# Would this be a good example..........



## TonyWalsham (Jan 2, 2008)

....of the quality of the new AristoCraft tender mounted Plug'n'Play socket pcb?










A brand new Pacific loco tender that was like this out of the box for a Remote Control Systems battery R/C and P8 sound installation.
The corrosion was easy enough to remove and the pcb lacquered, but I ask you............?

Not good enough AristoCraft.

I will show progress on the installation next week after the battery packs arrive.

Incidentally this tender does not have a rear mounted light but there are two pads on the pcb for Rear Light wiring.


----------



## Greg Elmassian (Jan 3, 2008)

Wow, looks like moisture damage. Was there any visible damage to the box? 

Regards, Greg


----------



## TonyWalsham (Jan 2, 2008)

No Greg. 
The box was pristine. No water damage.
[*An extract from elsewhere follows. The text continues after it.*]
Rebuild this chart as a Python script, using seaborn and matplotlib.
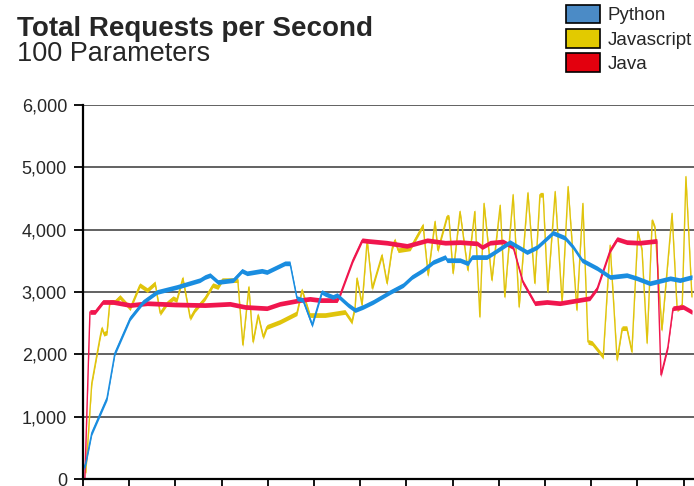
import numpy as np
import pandas as pd
import matplotlib
matplotlib.use("Agg")
import matplotlib.pyplot as plt
from matplotlib.patches import Patch
import seaborn as sns

# ---------- data (x in seconds) ----------
python_t = [0.2, 0.6, 1.9, 5.2, 6.9, 10.2, 13.0, 16.0, 20.3, 25.3, 26.4, 27.5, 29.2,
            32.5, 34.4, 35.5, 38.7, 39.8, 43.7, 44.8, 46.3, 47.6, 49.6, 51.7, 52.4,
            54.1, 55.0, 57.4, 58.9, 60.6, 62.8, 66.5, 69.3, 71.2, 73.6, 75.8, 78.4,
            78.8, 81.6, 83.3, 84.2, 87.4, 88.7, 92.4, 96.1, 98.3, 101.7, 104.3,
            106.1, 108.0, 111.3, 114.1, 117.7, 119.9, 122.7, 127.1, 129.2, 131.8]
python_rps = [180, 256, 740, 1300, 2020, 2580, 2840, 3000, 3080, 3190, 3240, 3270, 3160,
              3190, 3340, 3300, 3340, 3320, 3460, 3460, 2900, 2870, 2470, 3000, 2970,
              2920, 2950, 2790, 2710, 2760, 2840, 3000, 3110, 3240, 3350, 3480, 3560,
              3510, 3510, 3460, 3560, 3560, 3620, 3800, 3640, 3720, 3950, 3870,
              3720, 3510, 3380, 3240, 3270, 3220, 3140, 3220, 3190, 3240]

js_t = [0.6, 1.9, 3.7, 4.1, 4.5, 5.2, 5.8, 6.9, 8.0, 10.2, 12.3, 13.9, 15.6, 16.7,
        18.2, 19.5, 20.3, 21.6, 23.2, 24.2, 26.4, 28.1, 29.2, 30.1, 33.5, 34.6,
        35.9, 36.8, 37.9, 39.0, 39.8, 42.6, 46.3, 47.4, 49.1, 52.4, 56.7, 58.2,
        58.9, 59.3, 60.4, 61.5, 62.6, 64.7, 65.8, 66.9, 67.5, 68.2, 70.8, 73.6,
        74.7, 76.2, 76.8, 78.8, 79.2, 80.1, 81.6, 83.3, 84.8, 85.9, 86.8, 88.5,
        90.3, 91.3, 93.1, 94.4, 96.3, 97.8, 98.9, 99.6, 100.6, 102.2, 103.7,
        105.0, 106.9, 108.2, 109.3, 110.2, 112.6, 114.1, 115.6, 116.7, 117.7,
        118.8, 120.1, 121.0, 122.1, 123.2, 123.8, 125.3, 127.5, 128.6, 129.7,
        130.5, 131.8]
js_rps = [100, 1540, 2280, 2420, 2330, 2350, 2840, 2840, 2920, 2740, 3110, 3030, 3140, 2660,
          2820, 2900, 2870, 3220, 2580, 2710, 2900, 3110, 3080, 3190, 3190, 2150,
          3080, 2200, 2630, 2280, 2440, 2520, 2660, 3030, 2630, 2630, 2680, 2520,
          2760, 3220, 2790, 3830, 3060, 3590, 3140, 3700, 3830, 3670, 3700, 4070,
          3270, 4130, 3670, 4210, 4200, 3300, 4290, 3350, 4290, 2600, 4420, 3190,
          4390, 2920, 4560, 2760, 4590, 3140, 4560, 4560, 3000, 4610, 2820,
          4690, 2710, 4420, 2200, 2180, 1960, 3750, 1910, 2420, 2420,
          2040, 3970, 3670, 2180, 4150, 4030, 2390, 4260, 2720, 2790,
          4850, 2920]

java_t = [0.4, 1.5, 2.6, 4.3, 6.5, 10.2, 13.9, 19.9, 26.4, 31.8, 35.1, 39.8, 42.6,
          47.0, 49.1, 51.3, 55.0, 55.6, 58.4, 60.4, 61.5, 65.8, 70.1, 74.5, 78.4,
          81.6, 85.3, 86.4, 88.1, 90.9, 93.1, 95.2, 97.8, 100.4, 103.2, 109.7,
          111.3, 114.1, 115.6, 117.7, 120.5, 124.2, 125.1, 126.6, 127.7, 129.9, 131.8]
java_rps = [0, 2680, 2680, 2840, 2840, 2790, 2820, 2800, 2790, 2810, 2760, 2740, 2810,
            2870, 2890, 2870, 2870, 2950, 3510, 3830, 3820, 3790, 3740, 3830, 3790,
            3800, 3780, 3720, 3790, 3810, 3720, 3160, 2820, 2840, 2820, 2900,
            3060, 3670, 3850, 3800, 3790, 3820, 1670, 2120, 2740, 2760, 2680]

series = ["Python", "Javascript", "Java"]
line_colors = {"Python": "#1a8de0", "Javascript": "#e0c40c", "Java": "#f0164e"}
legend_colors = {"Python": "#4b8bc6", "Javascript": "#e2ca00", "Java": "#e3000e"}

df = pd.concat([
    pd.DataFrame({"t": python_t, "rps": python_rps, "lang": "Python"}),
    pd.DataFrame({"t": js_t, "rps": js_rps, "lang": "Javascript"}),
    pd.DataFrame({"t": java_t, "rps": java_rps, "lang": "Java"}),
])

# ---------- plot ----------
sns.set_style("white")
plt.rcParams["font.family"] = ["Liberation Sans", "DejaVu Sans"]

fig = plt.figure(figsize=(6.94, 4.86), dpi=100)
ax = fig.add_axes([83 / 694, 7 / 486, 1 - 83 / 694, 374 / 486])

band = 38  # constant vertical thickness of the strokes
for lang in ["Javascript", "Java", "Python"]:
    d = df[df["lang"] == lang]
    ax.fill_between(d["t"], d["rps"] - band, d["rps"] + band,
                    color=line_colors[lang], linewidth=0, zorder=3)
    sns.lineplot(data=d, x="t", y="rps", ax=ax, color=line_colors[lang],
                 linewidth=1.0, estimator=None, sort=False, zorder=3)

ax.set_xlim(0, 132.25)
ax.set_ylim(0, 6000)
ax.set_yticks(np.arange(0, 6001, 1000))
ax.set_yticklabels([f"{v:,}" for v in range(0, 6001, 1000)])
ax.set_xticks(np.arange(0, 131, 10))
ax.set_xticklabels([])
ax.set_xlabel("")
ax.set_ylabel("")
ax.grid(axis="y", color="#555555", linewidth=1.3)
ax.grid(axis="x", visible=False)
for s in ["top", "right"]:
    ax.spines[s].set_visible(False)
for s in ["left", "bottom"]:
    ax.spines[s].set_color("black")
    ax.spines[s].set_linewidth(1.6)
    ax.spines[s].set_zorder(4)
ax.tick_params(axis="y", direction="out", length=6.5, width=1.3, color="black",
               labelsize=13, pad=5, left=True)
ax.tick_params(axis="x", direction="out", length=6, width=1.3, color="black", bottom=True)

fig.text(17 / 694, 1 - 36 / 486, "Total Requests per Second", fontsize=20,
         fontweight="bold", ha="left", va="baseline")
fig.text(17 / 694, 1 - 61 / 486, "100 Parameters", fontsize=19.5,
         ha="left", va="baseline")

handles = [Patch(facecolor=legend_colors[k], edgecolor="black", linewidth=1.2) for k in series]
fig.legend(handles, series, loc="upper left", bbox_to_anchor=(562 / 694, 1 - 1 / 486),
           frameon=False, fontsize=13.5, handlelength=1.85, handleheight=1.15,
           labelspacing=0.25, handletextpad=0.4, borderaxespad=0, borderpad=0.2)

fig.savefig("out.png", dpi=100)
Tender wrapped in plastic sheet. 

The loco has been test run only and the owner is not the sort of person to: 
A). Get it wet and 
B). Put it away wet. 

There was no corrosion on the underside of the pcb, but there was what looked like strands of a gluey "stuff" all over underneath.


----------



## Dennis Cherry (Feb 16, 2008)

Looks like the board was not cleaned properly after final assembly of components.


----------



## jake3404 (Dec 3, 2010)

Probably be more like this. Just as the discussion about the Chinese manufactoring in another thread. To cut costs, they cut corners.


----------



## TonyWalsham (Jan 2, 2008)

This thread was not meant to bash Chinese manufacture per se. 

In this World you only get what you pay for. 
Once upon a time I had my printed circuit boards (pcb's) made here in Australia. Eventually the low cost of having them made in China put the Australian pcb maker out of business. I now source the pcb's from China and the quality is as good as they were when made here. 
Are they less expensive? Nope. Not any more they are not. 
Still, that is how the free market works. Undercut the competition until they are out of business then raise the prices.


----------